GIVEN DATA »

§

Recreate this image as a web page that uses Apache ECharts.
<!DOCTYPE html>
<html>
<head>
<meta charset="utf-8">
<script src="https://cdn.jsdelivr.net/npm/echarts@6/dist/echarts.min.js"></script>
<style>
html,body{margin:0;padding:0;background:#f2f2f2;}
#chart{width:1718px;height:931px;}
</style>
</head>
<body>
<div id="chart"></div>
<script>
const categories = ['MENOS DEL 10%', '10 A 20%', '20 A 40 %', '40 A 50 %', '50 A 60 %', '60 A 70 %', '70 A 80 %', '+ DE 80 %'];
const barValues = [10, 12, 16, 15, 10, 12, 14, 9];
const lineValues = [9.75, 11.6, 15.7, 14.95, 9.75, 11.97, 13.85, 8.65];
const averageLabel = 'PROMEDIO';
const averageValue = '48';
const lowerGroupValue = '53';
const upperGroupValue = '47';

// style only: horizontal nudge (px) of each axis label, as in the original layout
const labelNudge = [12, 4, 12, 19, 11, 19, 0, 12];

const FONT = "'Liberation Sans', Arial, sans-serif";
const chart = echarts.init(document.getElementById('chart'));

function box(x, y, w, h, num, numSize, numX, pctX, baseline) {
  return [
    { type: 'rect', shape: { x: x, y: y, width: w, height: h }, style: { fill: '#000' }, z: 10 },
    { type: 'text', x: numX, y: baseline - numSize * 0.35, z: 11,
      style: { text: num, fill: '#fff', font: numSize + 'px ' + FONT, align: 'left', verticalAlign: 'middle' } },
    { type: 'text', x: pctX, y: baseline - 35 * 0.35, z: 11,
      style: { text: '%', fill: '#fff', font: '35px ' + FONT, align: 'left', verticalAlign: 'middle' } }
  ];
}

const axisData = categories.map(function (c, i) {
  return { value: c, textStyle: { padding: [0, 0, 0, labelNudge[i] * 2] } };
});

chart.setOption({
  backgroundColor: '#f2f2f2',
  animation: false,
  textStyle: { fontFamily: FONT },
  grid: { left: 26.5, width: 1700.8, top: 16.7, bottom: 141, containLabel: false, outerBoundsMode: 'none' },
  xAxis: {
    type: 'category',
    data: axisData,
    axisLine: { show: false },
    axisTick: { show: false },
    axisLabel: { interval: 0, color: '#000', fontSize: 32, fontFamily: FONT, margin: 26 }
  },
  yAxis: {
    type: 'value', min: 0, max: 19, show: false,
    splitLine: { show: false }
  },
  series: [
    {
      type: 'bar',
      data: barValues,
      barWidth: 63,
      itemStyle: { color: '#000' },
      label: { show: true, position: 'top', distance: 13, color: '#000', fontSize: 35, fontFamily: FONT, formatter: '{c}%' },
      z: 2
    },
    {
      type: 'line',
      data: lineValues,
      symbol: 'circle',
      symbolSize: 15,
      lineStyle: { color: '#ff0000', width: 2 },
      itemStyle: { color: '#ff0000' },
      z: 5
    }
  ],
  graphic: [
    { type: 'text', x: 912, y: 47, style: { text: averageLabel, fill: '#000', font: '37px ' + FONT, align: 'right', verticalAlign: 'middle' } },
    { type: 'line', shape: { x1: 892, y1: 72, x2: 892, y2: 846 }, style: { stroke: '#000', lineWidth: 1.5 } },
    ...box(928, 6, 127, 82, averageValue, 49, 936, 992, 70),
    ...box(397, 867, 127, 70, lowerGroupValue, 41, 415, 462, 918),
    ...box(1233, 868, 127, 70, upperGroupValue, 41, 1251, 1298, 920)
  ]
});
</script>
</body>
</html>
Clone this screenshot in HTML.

§

YOUR OBJECTIVE » Reproduce all of the data exactly as given.

RESPONSE TO THIS TASK »
Recreate this image as a web page that uses Apache ECharts.
<!DOCTYPE html>
<html>
<head>
<meta charset="utf-8">
<script src="https://cdn.jsdelivr.net/npm/echarts@6/dist/echarts.min.js"></script>
<style>
html,body{margin:0;padding:0;background:#f2f2f2;}
#chart{width:1718px;height:931px;}
</style>
</head>
<body>
<div id="chart"></div>
<script>
const categories = ['MENOS DEL 10%', '10 A 20%', '20 A 40 %', '40 A 50 %', '50 A 60 %', '60 A 70 %', '70 A 80 %', '+ DE 80 %'];
const barValues = [10, 12, 16, 15, 10, 12, 14, 9];
const lineValues = [9.75, 11.6, 15.7, 14.95, 9.75, 11.97, 13.85, 8.65];
const averageLabel = 'PROMEDIO';
const averageValue = '48';
const lowerGroupValue = '53';
const upperGroupValue = '47';

// style only: horizontal nudge (px) of each axis label, as in the original layout
const labelNudge = [12, 4, 12, 19, 11, 19, 0, 12];

const FONT = "'Liberation Sans', Arial, sans-serif";
const chart = echarts.init(document.getElementById('chart'));

function box(x, y, w, h, num, numSize, numX, pctX, baseline) {
  return [
    { type: 'rect', shape: { x: x, y: y, width: w, height: h }, style: { fill: '#000' }, z: 10 },
    { type: 'text', x: numX, y: baseline - numSize * 0.35, z: 11,
      style: { text: num, fill: '#fff', font: numSize + 'px ' + FONT, align: 'left', verticalAlign: 'middle' } },
    { type: 'text', x: pctX, y: baseline - 35 * 0.35, z: 11,
      style: { text: '%', fill: '#fff', font: '35px ' + FONT, align: 'left', verticalAlign: 'middle' } }
  ];
}

const axisData = categories.map(function (c, i) {
  return { value: c, textStyle: { padding: [0, 0, 0, labelNudge[i] * 2] } };
});

chart.setOption({
  backgroundColor: '#f2f2f2',
  animation: false,
  textStyle: { fontFamily: FONT },
  grid: { left: 26.5, width: 1700.8, top: 16.7, bottom: 141, containLabel: false, outerBoundsMode: 'none' },
  xAxis: {
    type: 'category',
    data: axisData,
    axisLine: { show: false },
    axisTick: { show: false },
    axisLabel: { interval: 0, color: '#000', fontSize: 32, fontFamily: FONT, margin: 26 }
  },
  yAxis: {
    type: 'value', min: 0, max: 19, show: false,
    splitLine: { show: false }
  },
  series: [
    {
      type: 'bar',
      data: barValues,
      barWidth: 63,
      itemStyle: { color: '#000' },
      label: { show: true, position: 'top', distance: 13, color: '#000', fontSize: 35, fontFamily: FONT, formatter: '{c}%' },
      z: 2
    },
    {
      type: 'line',
      data: lineValues,
      symbol: 'circle',
      symbolSize: 15,
      lineStyle: { color: '#ff0000', width: 2 },
      itemStyle: { color: '#ff0000' },
      z: 5
    }
  ],
  graphic: [
    { type: 'text', x: 912, y: 47, style: { text: averageLabel, fill: '#000', font: '37px ' + FONT, align: 'right', verticalAlign: 'middle' } },
    { type: 'line', shape: { x1: 892, y1: 72, x2: 892, y2: 846 }, style: { stroke: '#000', lineWidth: 1.5 } },
    ...box(928, 6, 127, 82, averageValue, 49, 936, 992, 70),
    ...box(397, 867, 127, 70, lowerGroupValue, 41, 415, 462, 918),
    ...box(1233, 868, 127, 70, upperGroupValue, 41, 1251, 1298, 920)
  ]
});
</script>
</body>
</html>
Clone this screenshot in HTML.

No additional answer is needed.